A molecule called microRNA-122 (miR-122) is critical for regulating liver-cell metabolism and for suppressing liver-cancer development.

A microRNA With Macro Implications

miR-122 expression might predict survival of liver cancer patients

A molecule called microRNA-122 (miR-122) is critical for regulating liver-cell metabolism and for suppressing liver-cancer development. A study led by researchers at The Ohio State University Comprehensive Cancer Center – Arthur G. James Cancer Hospital and Richard J. Solove Research Institute (OSUCCC – James) and at Rockefeller University’s Howard Hughes Medical Institute shows that miR-122 interacts with thousands of genes in liver cells. Levels of this molecule often drop during liver-cancer development, and the study also found that when this happens, the expression of certain cancer-promoting genes goes up.

The findings could one day help doctors better predict survival in liver cancer patients and help determine whether miR-122 should be developed as an anticancer drug.

The researchers sought to biochemically (rather than computationally) define all miR-122 target sites in the liver and hepatocellular carcinoma (HCC), the most common form of liver cancer, and to learn which target genes were critical for liver-cancer development or progression. miR-122 is found almost exclusively in liver cells, where its role includes regulating cholesterol and lipid metabolism.
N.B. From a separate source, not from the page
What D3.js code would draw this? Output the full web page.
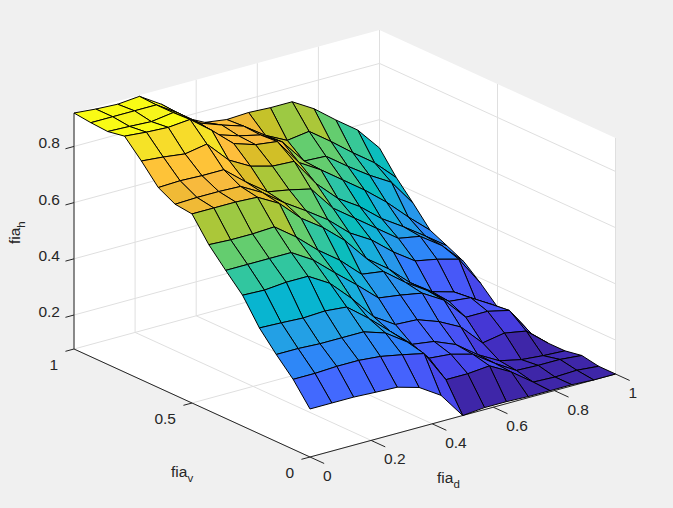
<!DOCTYPE html>
<html>
<head>
<meta charset="utf-8">
<script src="https://cdn.jsdelivr.net/npm/d3@7"></script>
<style>
  html, body { margin: 0; padding: 0; background: #f0f0f0; }
  text { font-family: "Liberation Sans", Arial, sans-serif; fill: #262626; }
</style>
</head>
<body>
<div id="chart"></div>
<script>
// grid of the surface
const fiaD = d3.range(15).map((i) => i / 14);
const fiaV = d3.range(15).map((i) => i / 14);

// fia_h, one row per fia_v value (first row fia_v = 0)
const z00 = [.250,.250,.250,.246,.243,.221,.172,.079,.086,.086,.083,.083,.083,.079,.079];
const z01 = [.328,.328,.332,.332,.325,.310,.293,.179,.179,.186,.143,.086,.083,.086,.079];
const z02 = [.389,.389,.385,.385,.385,.360,.307,.228,.221,.200,.147,.100,.097,.097,.090];
const z03 = [.456,.453,.449,.453,.446,.385,.317,.250,.239,.207,.150,.107,.090,.083,.079];
const z04 = [.545,.542,.549,.549,.503,.428,.342,.293,.289,.261,.221,.143,.157,.143,.079];
const z05 = [.606,.606,.606,.606,.559,.492,.428,.360,.349,.335,.289,.207,.207,.189,.086];
const z06 = [.670,.666,.666,.670,.613,.545,.488,.417,.406,.346,.296,.236,.228,.182,.122];
const z07 = [.752,.752,.752,.748,.705,.631,.577,.510,.424,.367,.296,.243,.221,.172,.125];
const z08 = [.759,.762,.762,.759,.716,.659,.609,.556,.488,.442,.378,.325,.310,.289,.182];
const z09 = [.791,.794,.791,.791,.727,.670,.656,.638,.549,.492,.435,.378,.364,.310,.232];
const z10 = [.858,.851,.841,.855,.777,.734,.713,.709,.609,.535,.485,.421,.371,.317,.261];
const z11 = [.919,.912,.908,.915,.855,.787,.762,.752,.656,.609,.552,.495,.431,.357,.289];
const z12 = [.908,.905,.901,.912,.858,.791,.766,.748,.702,.613,.609,.552,.499,.453,.357];
const z13 = [.912,.912,.912,.912,.862,.805,.777,.752,.698,.659,.670,.613,.552,.495,.421];
const z14 = [.919,.912,.908,.915,.866,.798,.759,.748,.752,.748,.748,.702,.641,.584,.499];
const fiaH = [z00,z01,z02,z03,z04,z05,z06,z07,z08,z09,z10,z11,z12,z13,z14];

const dTicks = [0, 0.2, 0.4, 0.6, 0.8, 1];
const vTicks = [0, 0.5, 1];
const zTicks = [0.2, 0.4, 0.6, 0.8];
const zLim = [0.079, 0.919];

const parula = [
  [.2422,.1504,.6603],[.2504,.1650,.7076],[.2578,.1818,.7511],[.2647,.1978,.7952],
  [.2706,.2147,.8364],[.2751,.2342,.8710],[.2783,.2559,.8991],[.2803,.2782,.9221],
  [.2813,.3006,.9414],[.2810,.3228,.9579],[.2795,.3447,.9717],[.2760,.3667,.9829],
  [.2699,.3892,.9906],[.2602,.4123,.9952],[.2440,.4358,.9988],[.2206,.4603,.9973],
  [.1963,.4847,.9892],[.1834,.5074,.9798],[.1786,.5289,.9682],[.1764,.5499,.9520],
  [.1687,.5703,.9359],[.1540,.5902,.9218],[.1460,.6091,.9079],[.1380,.6276,.8973],
  [.1248,.6459,.8883],[.1113,.6635,.8763],[.0952,.6798,.8598],[.0689,.6948,.8394],
  [.0297,.7082,.8163],[.0036,.7203,.7917],[.0067,.7312,.7660],[.0433,.7411,.7394],
  [.0964,.7500,.7120],[.1408,.7584,.6842],[.1717,.7670,.6554],[.1938,.7758,.6251],
  [.2161,.7843,.5923],[.2470,.7918,.5567],[.2906,.7973,.5188],[.3406,.8008,.4789],
  [.3909,.8029,.4354],[.4456,.8024,.3909],[.5044,.7993,.3480],[.5616,.7942,.3045],
  [.6174,.7876,.2612],[.6720,.7793,.2227],[.7242,.7698,.1910],[.7738,.7598,.1646],
  [.8203,.7498,.1535],[.8634,.7406,.1596],[.9035,.7330,.1774],[.9393,.7288,.2100],
  [.9728,.7298,.2394],[.9956,.7434,.2371],[.9970,.7659,.2199],[.9952,.7893,.2028],
  [.9892,.8136,.1885],[.9786,.8386,.1766],[.9676,.8639,.1643],[.9610,.8890,.1537],
  [.9597,.9135,.1423],[.9628,.9373,.1265],[.9691,.9606,.1064],[.9769,.9839,.0805]
].map((c) => d3.rgb(c[0] * 255, c[1] * 255, c[2] * 255).formatHex());

const width = 673, height = 508;

// the oblique view is a sum of one scale per data axis
const xOfD = d3.scaleLinear().domain([0, 1]).range([310, 615.5]);
const xOfV = d3.scaleLinear().domain([0, 1]).range([0, -236]);
const yOfD = d3.scaleLinear().domain([0, 1]).range([457, 374]);
const yOfV = d3.scaleLinear().domain([0, 1]).range([0, -108]);
const yOfZ = d3.scaleLinear().domain(zLim).range([0, -236]);
const color = d3.scaleQuantize().domain(zLim).range(parula);

const px = (d, v) => xOfD(d) + xOfV(v);
const py = (d, v, z) => yOfD(d) + yOfV(v) + yOfZ(z);
const pt = (d, v, z) => [px(d, v), py(d, v, z)];
const zLo = zLim[0], zHi = zLim[1];

const svg = d3.select('#chart').append('svg')
  .attr('width', width)
  .attr('height', height)
  .style('display', 'block');

const line = d3.line();

// white panes
const panes = [
  [pt(0, 0, zLo), pt(1, 0, zLo), pt(1, 1, zLo), pt(0, 1, zLo)],
  [pt(0, 1, zLo), pt(1, 1, zLo), pt(1, 1, zHi), pt(0, 1, zHi)],
  [pt(1, 1, zLo), pt(1, 0, zLo), pt(1, 0, zHi), pt(1, 1, zHi)]
];
svg.append('g').selectAll('path').data(panes).join('path')
  .attr('d', (d) => line(d) + 'Z')
  .attr('fill', '#fff');

// grid
const gridLines = [];
dTicks.forEach((t) => {
  gridLines.push([pt(t, 0, zLo), pt(t, 1, zLo)]);
  gridLines.push([pt(t, 1, zLo), pt(t, 1, zHi)]);
});
vTicks.forEach((t) => {
  gridLines.push([pt(0, t, zLo), pt(1, t, zLo)]);
  gridLines.push([pt(1, t, zLo), pt(1, t, zHi)]);
});
zTicks.forEach((t) => {
  gridLines.push([pt(0, 1, t), pt(1, 1, t)]);
  gridLines.push([pt(1, 1, t), pt(1, 0, t)]);
});
svg.append('g').selectAll('path').data(gridLines).join('path')
  .attr('d', (d) => line(d))
  .attr('fill', 'none')
  .attr('stroke', '#dfdfdf')
  .attr('stroke-width', 1);

// axis lines and ticks
const axisLines = [
  [pt(0, 1, zLo), pt(0, 1, zHi)],
  [pt(0, 0, zLo), pt(1, 0, zLo)],
  [pt(0, 0, zLo), pt(0, 1, zLo)]
];
dTicks.forEach((t) => axisLines.push([pt(t, 0, zLo), pt(t, -0.06, zLo)]));
vTicks.forEach((t) => axisLines.push([pt(0, t, zLo), pt(-0.028, t, zLo)]));
zTicks.forEach((t) => axisLines.push([pt(0, 1, t), pt(-0.028, 1, t)]));
svg.append('g').selectAll('path').data(axisLines).join('path')
  .attr('d', (d) => line(d))
  .attr('fill', 'none')
  .attr('stroke', '#262626')
  .attr('stroke-width', 1);

// surface, far cells first; a flat cell takes the colour of its lowest index corner
const cells = [];
for (let j = fiaV.length - 2; j >= 0; j--) {
  for (let k = fiaD.length - 2; k >= 0; k--) {
    cells.push({
      z: fiaH[j][k],
      corners: [
        pt(fiaD[k], fiaV[j], fiaH[j][k]),
        pt(fiaD[k + 1], fiaV[j], fiaH[j][k + 1]),
        pt(fiaD[k + 1], fiaV[j + 1], fiaH[j + 1][k + 1]),
        pt(fiaD[k], fiaV[j + 1], fiaH[j + 1][k])
      ]
    });
  }
}
svg.append('g').selectAll('path').data(cells).join('path')
  .attr('d', (d) => line(d.corners) + 'Z')
  .attr('fill', (d) => color(d.z))
  .attr('stroke', '#000')
  .attr('stroke-width', 1)
  .attr('stroke-linejoin', 'round');

// tick labels
const fontSize = 15.5;
svg.append('g').selectAll('text').data(zTicks).join('text')
  .attr('x', 60)
  .attr('y', (d) => py(0, 1, d) + 2)
  .attr('text-anchor', 'end')
  .attr('font-size', fontSize)
  .text((d) => d);
svg.append('g').selectAll('text').data(dTicks).join('text')
  .attr('x', (d) => px(d, 0) + 13)
  .attr('y', (d) => py(d, 0, zLo) + 24)
  .attr('text-anchor', 'start')
  .attr('font-size', fontSize)
  .text((d) => d);
svg.append('g').selectAll('text').data(vTicks).join('text')
  .attr('x', (d) => px(0, d) - 16)
  .attr('y', (d) => py(0, d, zLo) + 21)
  .attr('text-anchor', 'end')
  .attr('font-size', fontSize)
  .text((d) => d);

// axis titles with subscript
const titles = [
  { name: 'd', x: 437, y: 483, rotate: 0 },
  { name: 'v', x: 171, y: 477, rotate: 0 },
  { name: 'h', x: 20, y: 244, rotate: -90 }
];
titles.forEach((t) => {
  const label = svg.append('text')
    .attr('transform', 'translate(' + t.x + ',' + t.y + ') rotate(' + t.rotate + ')')
    .attr('font-size', fontSize)
    .text('fia');
  label.append('tspan')
    .attr('font-size', 11.5)
    .attr('dy', 5)
    .text(t.name);
});
</script>
</body>
</html>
“We want to understand how miR-122 regulates liver metabolism and suppresses cancer development, and to identify common targets in humans and mice that may be involved in HCC development,” says co-principal investigator and OSUCCC – James researcher Kalpana Ghoshal, PhD, associate professor of pathology. “That knowledge is critical for determining whether this molecule should be developed as a possible therapeutic agent for liver cancer.”

Ghoshal and her colleagues conducted their study using a mouse model that lacked miR-122, along with normal mice; liver cancer tissues and normal liver tissues from nine HCC patients; and data from 373 HCC patients in The Cancer Genome Atlas Liver Hepatocellular Carcinoma dataset.

The findings significantly extend the number of miR-122 binding sites identified by earlier studies because the methods used by the investigators identified sites that other techniques miss, Ghoshal adds. (Note: One gene can have multiple microRNA target sites.)

Published in the journal Molecular Cell.